Of course, though the total workers who value Artificial Intelligence and robots professionally has reached 49 per cent, that figure can and should be driven higher. Yet according to a worldwide survey of companies done by Ovum ICT Enterprise Insights, nearly 60 per cent of enterprises will, by summer next year, be planning applications of AI or putting them into trials. So hands-on expertise in AI is growing, and that 49 per cent level of staff approval is set to become an outright majority very soon.
How can contact centres match AI routines with the human touch?
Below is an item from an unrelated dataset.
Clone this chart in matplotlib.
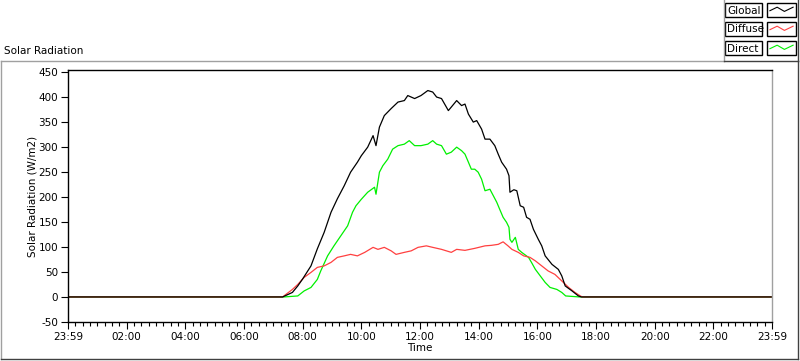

What's at issue here is better direction of AI. Clearly, as Artificial Intelligence becomes more sophisticated, it will give staff more, better and thus still more popular support for the knottier kinds of customer problems--the kinds that are best handled with the human touch. But the steering of AI will be an issue for flesh-and-blood contact centre leaders.
Leadership in contact centres will be about carefully managing the right balance of tasks that are shared between customers, software and staff. In that endeavour, human beings will still make the really key decisions--even in 2030. The final evaluation of the consequences of those decisions will also be a human matter.
But in everything else, Artificial Intelligence won't just automate processes at contact centres, but will also help staff there do their jobs in qualitatively new and better ways. It's doing that now--and will go on to do a whole lot more by the end of the next decade.